**DATA EXCERPTS**
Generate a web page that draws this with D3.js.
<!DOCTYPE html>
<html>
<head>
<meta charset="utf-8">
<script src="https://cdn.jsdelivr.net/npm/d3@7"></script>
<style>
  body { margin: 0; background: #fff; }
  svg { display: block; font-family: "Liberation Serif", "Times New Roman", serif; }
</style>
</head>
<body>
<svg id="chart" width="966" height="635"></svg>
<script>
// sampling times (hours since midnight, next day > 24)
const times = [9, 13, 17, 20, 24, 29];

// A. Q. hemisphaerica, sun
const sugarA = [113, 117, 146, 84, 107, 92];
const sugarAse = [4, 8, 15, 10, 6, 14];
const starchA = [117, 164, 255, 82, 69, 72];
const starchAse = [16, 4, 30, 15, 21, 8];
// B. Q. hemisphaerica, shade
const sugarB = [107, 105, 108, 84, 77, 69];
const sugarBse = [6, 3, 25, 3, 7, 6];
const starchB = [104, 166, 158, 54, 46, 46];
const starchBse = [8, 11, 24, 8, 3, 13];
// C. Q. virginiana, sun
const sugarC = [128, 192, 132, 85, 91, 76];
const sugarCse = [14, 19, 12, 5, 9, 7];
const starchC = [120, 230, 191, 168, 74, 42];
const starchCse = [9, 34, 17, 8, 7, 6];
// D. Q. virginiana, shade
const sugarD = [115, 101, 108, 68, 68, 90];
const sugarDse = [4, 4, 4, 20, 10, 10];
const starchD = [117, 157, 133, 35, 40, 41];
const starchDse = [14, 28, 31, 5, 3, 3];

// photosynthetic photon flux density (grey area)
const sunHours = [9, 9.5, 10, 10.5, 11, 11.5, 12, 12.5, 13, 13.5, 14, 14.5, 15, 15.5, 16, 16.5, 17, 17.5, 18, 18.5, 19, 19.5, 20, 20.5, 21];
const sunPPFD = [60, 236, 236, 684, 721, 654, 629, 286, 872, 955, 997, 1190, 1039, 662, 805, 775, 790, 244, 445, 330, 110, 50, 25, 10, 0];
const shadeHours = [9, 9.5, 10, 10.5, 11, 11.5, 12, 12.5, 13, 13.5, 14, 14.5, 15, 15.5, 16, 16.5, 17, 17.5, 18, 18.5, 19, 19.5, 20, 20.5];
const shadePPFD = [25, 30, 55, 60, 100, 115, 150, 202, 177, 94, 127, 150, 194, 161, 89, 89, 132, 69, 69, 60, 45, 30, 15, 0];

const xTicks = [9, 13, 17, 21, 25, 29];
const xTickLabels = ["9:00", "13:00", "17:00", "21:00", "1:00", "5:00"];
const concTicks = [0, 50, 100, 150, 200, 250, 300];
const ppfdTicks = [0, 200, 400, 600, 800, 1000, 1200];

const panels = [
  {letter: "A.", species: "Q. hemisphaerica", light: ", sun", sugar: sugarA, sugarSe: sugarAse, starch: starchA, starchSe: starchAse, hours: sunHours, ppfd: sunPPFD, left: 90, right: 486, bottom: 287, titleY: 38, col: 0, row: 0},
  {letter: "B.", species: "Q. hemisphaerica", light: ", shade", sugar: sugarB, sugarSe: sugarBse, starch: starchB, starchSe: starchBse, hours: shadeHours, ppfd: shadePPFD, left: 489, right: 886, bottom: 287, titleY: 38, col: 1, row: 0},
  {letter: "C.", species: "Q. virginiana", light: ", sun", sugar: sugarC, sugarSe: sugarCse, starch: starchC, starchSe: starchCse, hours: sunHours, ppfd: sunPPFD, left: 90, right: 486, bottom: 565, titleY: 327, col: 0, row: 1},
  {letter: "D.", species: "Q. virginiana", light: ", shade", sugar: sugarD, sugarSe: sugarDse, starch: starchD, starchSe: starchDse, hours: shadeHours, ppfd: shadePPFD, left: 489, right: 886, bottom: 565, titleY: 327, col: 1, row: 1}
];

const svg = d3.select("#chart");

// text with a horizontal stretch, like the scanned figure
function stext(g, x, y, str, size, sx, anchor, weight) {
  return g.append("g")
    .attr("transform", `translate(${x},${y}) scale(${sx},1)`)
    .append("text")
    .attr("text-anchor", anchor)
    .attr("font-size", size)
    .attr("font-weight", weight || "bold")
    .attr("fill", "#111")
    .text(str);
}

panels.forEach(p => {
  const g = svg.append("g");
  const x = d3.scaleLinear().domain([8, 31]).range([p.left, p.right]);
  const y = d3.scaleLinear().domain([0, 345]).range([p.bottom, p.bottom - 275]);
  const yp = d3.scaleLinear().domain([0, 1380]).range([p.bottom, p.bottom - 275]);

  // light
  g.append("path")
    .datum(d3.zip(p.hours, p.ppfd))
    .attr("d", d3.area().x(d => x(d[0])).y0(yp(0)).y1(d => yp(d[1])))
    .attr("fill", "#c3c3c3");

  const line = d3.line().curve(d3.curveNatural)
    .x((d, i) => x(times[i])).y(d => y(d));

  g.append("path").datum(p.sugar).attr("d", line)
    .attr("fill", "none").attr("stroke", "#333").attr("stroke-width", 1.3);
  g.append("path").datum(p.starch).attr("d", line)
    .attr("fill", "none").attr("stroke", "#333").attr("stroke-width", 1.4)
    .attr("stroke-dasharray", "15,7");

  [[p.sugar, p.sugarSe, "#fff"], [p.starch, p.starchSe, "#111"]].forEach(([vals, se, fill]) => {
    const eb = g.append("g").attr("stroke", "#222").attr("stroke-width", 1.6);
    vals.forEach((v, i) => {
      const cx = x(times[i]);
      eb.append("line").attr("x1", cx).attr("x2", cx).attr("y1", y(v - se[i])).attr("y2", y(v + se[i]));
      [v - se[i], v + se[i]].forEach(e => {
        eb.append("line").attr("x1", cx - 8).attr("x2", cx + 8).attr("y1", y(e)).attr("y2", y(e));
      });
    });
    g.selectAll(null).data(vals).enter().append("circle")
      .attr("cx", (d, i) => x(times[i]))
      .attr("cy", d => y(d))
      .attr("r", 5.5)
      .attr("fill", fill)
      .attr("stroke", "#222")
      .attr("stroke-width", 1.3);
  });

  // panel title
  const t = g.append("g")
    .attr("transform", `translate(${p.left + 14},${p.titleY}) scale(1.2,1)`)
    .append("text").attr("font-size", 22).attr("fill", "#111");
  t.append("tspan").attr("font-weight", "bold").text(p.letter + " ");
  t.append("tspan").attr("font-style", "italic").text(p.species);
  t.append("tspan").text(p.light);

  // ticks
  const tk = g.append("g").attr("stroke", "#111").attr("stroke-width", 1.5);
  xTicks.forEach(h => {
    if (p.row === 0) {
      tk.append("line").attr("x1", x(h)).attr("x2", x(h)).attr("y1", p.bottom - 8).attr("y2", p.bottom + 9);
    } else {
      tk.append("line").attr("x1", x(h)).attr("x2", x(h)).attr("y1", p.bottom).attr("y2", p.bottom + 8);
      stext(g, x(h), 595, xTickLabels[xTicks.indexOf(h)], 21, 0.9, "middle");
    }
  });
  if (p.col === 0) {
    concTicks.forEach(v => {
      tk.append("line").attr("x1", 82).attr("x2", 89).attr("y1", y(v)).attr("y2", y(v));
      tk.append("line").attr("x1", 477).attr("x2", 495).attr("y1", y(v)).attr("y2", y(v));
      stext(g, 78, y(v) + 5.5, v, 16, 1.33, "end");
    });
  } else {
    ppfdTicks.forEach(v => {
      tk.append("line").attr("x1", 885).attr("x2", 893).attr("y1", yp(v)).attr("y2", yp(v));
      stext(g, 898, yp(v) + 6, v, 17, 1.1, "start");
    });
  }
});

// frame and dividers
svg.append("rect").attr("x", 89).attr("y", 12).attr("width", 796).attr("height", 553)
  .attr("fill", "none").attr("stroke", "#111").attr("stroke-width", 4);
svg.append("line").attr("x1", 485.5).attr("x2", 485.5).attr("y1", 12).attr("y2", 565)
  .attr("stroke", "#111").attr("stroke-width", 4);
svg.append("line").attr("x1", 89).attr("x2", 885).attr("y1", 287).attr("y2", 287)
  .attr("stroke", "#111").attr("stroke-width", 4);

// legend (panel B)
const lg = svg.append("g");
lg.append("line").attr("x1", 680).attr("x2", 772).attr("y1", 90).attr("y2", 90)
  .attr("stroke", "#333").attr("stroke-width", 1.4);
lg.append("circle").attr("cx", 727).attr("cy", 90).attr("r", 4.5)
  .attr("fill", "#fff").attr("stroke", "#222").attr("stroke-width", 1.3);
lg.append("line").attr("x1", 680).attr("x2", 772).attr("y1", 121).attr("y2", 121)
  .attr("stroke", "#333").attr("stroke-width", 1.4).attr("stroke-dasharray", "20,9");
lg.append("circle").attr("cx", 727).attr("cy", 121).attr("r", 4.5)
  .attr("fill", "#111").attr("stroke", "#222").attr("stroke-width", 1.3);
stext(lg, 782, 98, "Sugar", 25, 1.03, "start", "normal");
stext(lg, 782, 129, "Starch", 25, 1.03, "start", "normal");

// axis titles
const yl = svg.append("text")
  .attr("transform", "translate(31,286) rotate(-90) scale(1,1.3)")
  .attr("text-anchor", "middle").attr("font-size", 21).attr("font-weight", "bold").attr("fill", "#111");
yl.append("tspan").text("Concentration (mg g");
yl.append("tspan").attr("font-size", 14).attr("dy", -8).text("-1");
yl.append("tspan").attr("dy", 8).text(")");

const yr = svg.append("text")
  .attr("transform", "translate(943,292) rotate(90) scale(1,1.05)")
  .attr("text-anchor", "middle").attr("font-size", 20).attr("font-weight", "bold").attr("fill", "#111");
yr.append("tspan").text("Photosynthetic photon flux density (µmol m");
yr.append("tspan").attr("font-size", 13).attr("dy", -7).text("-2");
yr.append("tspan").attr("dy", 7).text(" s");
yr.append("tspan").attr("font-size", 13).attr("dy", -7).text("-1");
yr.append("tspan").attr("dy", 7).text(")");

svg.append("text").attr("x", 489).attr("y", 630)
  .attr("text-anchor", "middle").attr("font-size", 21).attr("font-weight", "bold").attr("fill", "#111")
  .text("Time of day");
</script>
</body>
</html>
==
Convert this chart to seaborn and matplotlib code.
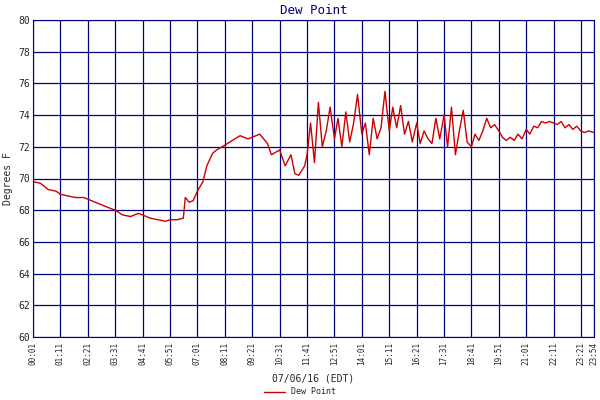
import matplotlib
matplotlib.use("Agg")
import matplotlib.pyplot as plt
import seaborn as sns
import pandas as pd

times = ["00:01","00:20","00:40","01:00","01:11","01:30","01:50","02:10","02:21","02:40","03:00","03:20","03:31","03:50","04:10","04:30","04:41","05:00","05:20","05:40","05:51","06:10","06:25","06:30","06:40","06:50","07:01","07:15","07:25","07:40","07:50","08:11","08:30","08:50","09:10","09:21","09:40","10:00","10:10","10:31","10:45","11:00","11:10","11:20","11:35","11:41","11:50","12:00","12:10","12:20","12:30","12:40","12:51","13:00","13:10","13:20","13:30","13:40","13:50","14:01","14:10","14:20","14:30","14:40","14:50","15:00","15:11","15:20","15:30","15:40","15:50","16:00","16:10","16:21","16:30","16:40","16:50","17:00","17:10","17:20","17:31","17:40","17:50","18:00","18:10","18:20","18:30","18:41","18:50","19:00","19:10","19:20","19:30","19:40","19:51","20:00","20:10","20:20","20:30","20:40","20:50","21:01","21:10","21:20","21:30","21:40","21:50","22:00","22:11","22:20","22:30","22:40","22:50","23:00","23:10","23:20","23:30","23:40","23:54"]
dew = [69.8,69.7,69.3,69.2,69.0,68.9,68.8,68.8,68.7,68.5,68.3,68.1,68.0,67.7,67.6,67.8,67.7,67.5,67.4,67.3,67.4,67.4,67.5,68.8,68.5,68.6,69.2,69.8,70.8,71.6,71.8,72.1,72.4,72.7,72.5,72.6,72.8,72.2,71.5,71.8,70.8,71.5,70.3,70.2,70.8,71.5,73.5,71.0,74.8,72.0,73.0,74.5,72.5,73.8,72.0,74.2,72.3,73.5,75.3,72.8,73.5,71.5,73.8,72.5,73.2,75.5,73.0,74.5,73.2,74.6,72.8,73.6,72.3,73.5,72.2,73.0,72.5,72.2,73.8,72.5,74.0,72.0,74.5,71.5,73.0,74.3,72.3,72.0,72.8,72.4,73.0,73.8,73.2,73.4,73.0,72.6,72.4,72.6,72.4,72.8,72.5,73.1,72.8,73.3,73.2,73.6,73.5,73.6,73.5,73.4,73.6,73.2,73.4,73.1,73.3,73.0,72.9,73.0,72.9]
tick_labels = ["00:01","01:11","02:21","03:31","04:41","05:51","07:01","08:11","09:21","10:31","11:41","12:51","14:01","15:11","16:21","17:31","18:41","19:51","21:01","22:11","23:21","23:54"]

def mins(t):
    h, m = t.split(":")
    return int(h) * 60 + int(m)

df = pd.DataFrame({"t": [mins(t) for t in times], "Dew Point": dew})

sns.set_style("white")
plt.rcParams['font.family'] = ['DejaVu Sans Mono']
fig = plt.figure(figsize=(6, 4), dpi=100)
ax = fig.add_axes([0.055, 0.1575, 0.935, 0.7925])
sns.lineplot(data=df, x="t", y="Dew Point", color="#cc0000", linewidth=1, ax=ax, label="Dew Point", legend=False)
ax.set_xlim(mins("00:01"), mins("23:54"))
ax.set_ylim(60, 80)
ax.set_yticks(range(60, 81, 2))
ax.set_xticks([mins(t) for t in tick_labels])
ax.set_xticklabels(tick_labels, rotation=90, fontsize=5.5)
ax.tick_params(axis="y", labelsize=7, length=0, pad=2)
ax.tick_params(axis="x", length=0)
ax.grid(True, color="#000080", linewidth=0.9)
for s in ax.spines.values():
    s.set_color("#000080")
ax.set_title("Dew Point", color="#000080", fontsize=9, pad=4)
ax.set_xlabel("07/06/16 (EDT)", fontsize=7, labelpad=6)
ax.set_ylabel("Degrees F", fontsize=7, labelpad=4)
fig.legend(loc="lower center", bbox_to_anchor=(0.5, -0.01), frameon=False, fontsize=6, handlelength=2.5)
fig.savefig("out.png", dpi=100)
...
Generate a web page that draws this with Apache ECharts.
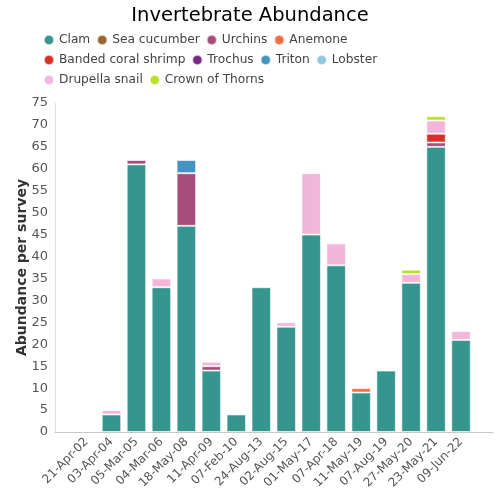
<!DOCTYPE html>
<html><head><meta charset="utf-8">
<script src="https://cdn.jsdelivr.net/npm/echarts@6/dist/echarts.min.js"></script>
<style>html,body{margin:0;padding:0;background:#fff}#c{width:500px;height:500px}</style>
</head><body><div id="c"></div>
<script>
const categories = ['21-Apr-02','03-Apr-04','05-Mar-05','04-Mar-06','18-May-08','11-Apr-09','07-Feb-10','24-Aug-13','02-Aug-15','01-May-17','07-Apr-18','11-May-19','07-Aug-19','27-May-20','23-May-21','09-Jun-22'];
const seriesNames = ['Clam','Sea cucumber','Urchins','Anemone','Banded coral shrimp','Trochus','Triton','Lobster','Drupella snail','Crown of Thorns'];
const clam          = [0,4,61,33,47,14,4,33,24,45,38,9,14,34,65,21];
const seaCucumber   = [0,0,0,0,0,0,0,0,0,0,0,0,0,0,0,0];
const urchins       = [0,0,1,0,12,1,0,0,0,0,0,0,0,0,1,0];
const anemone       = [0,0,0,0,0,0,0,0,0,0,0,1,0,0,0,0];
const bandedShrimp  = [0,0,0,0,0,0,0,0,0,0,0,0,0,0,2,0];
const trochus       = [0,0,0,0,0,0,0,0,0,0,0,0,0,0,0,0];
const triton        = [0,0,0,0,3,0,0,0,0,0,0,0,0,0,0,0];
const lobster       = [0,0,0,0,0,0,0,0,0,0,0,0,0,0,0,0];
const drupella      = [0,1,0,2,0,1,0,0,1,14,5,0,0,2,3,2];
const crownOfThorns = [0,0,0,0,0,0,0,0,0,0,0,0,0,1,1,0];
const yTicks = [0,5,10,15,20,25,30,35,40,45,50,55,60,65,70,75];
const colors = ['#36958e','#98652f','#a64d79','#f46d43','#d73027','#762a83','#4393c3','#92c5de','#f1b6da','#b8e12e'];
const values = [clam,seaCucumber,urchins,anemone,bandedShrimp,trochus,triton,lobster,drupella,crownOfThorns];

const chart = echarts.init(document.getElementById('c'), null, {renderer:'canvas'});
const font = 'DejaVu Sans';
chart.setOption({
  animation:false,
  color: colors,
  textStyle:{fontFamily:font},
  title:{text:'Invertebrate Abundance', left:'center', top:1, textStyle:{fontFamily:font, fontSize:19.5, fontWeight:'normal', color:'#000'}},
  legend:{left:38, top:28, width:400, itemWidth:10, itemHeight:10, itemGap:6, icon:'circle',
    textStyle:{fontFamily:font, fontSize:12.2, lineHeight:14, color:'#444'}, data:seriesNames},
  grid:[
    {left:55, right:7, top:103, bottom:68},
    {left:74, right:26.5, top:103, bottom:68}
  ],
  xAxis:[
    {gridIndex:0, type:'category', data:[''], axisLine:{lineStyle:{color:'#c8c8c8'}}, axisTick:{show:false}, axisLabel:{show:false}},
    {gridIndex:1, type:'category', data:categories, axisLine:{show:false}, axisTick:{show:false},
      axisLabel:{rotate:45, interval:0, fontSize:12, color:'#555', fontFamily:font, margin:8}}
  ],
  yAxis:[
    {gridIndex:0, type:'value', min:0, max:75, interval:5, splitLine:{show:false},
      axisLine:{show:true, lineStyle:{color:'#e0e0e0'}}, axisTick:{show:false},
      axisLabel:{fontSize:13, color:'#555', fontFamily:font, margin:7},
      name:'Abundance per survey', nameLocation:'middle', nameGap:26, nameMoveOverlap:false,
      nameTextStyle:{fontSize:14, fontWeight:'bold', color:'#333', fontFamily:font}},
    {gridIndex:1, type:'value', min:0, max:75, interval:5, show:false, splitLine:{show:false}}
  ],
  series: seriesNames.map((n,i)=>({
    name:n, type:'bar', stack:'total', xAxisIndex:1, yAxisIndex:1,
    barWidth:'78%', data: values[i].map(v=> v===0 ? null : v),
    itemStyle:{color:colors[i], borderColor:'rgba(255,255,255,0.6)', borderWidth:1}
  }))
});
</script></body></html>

**WRITTEN PROBLEM**
Retype exactly, and only, the lines from the one containing "Generate a web page that draws this with D3.js." through the one containing "const ppfdTicks = [0, 200, 400, 600, 800, 1000, 1200];", both included.

**FULL OUTPUT**
Generate a web page that draws this with D3.js.
<!DOCTYPE html>
<html>
<head>
<meta charset="utf-8">
<script src="https://cdn.jsdelivr.net/npm/d3@7"></script>
<style>
  body { margin: 0; background: #fff; }
  svg { display: block; font-family: "Liberation Serif", "Times New Roman", serif; }
</style>
</head>
<body>
<svg id="chart" width="966" height="635"></svg>
<script>
// sampling times (hours since midnight, next day > 24)
const times = [9, 13, 17, 20, 24, 29];

// A. Q. hemisphaerica, sun
const sugarA = [113, 117, 146, 84, 107, 92];
const sugarAse = [4, 8, 15, 10, 6, 14];
const starchA = [117, 164, 255, 82, 69, 72];
const starchAse = [16, 4, 30, 15, 21, 8];
// B. Q. hemisphaerica, shade
const sugarB = [107, 105, 108, 84, 77, 69];
const sugarBse = [6, 3, 25, 3, 7, 6];
const starchB = [104, 166, 158, 54, 46, 46];
const starchBse = [8, 11, 24, 8, 3, 13];
// C. Q. virginiana, sun
const sugarC = [128, 192, 132, 85, 91, 76];
const sugarCse = [14, 19, 12, 5, 9, 7];
const starchC = [120, 230, 191, 168, 74, 42];
const starchCse = [9, 34, 17, 8, 7, 6];
// D. Q. virginiana, shade
const sugarD = [115, 101, 108, 68, 68, 90];
const sugarDse = [4, 4, 4, 20, 10, 10];
const starchD = [117, 157, 133, 35, 40, 41];
const starchDse = [14, 28, 31, 5, 3, 3];

// photosynthetic photon flux density (grey area)
const sunHours = [9, 9.5, 10, 10.5, 11, 11.5, 12, 12.5, 13, 13.5, 14, 14.5, 15, 15.5, 16, 16.5, 17, 17.5, 18, 18.5, 19, 19.5, 20, 20.5, 21];
const sunPPFD = [60, 236, 236, 684, 721, 654, 629, 286, 872, 955, 997, 1190, 1039, 662, 805, 775, 790, 244, 445, 330, 110, 50, 25, 10, 0];
const shadeHours = [9, 9.5, 10, 10.5, 11, 11.5, 12, 12.5, 13, 13.5, 14, 14.5, 15, 15.5, 16, 16.5, 17, 17.5, 18, 18.5, 19, 19.5, 20, 20.5];
const shadePPFD = [25, 30, 55, 60, 100, 115, 150, 202, 177, 94, 127, 150, 194, 161, 89, 89, 132, 69, 69, 60, 45, 30, 15, 0];

const xTicks = [9, 13, 17, 21, 25, 29];
const xTickLabels = ["9:00", "13:00", "17:00", "21:00", "1:00", "5:00"];
const concTicks = [0, 50, 100, 150, 200, 250, 300];
const ppfdTicks = [0, 200, 400, 600, 800, 1000, 1200];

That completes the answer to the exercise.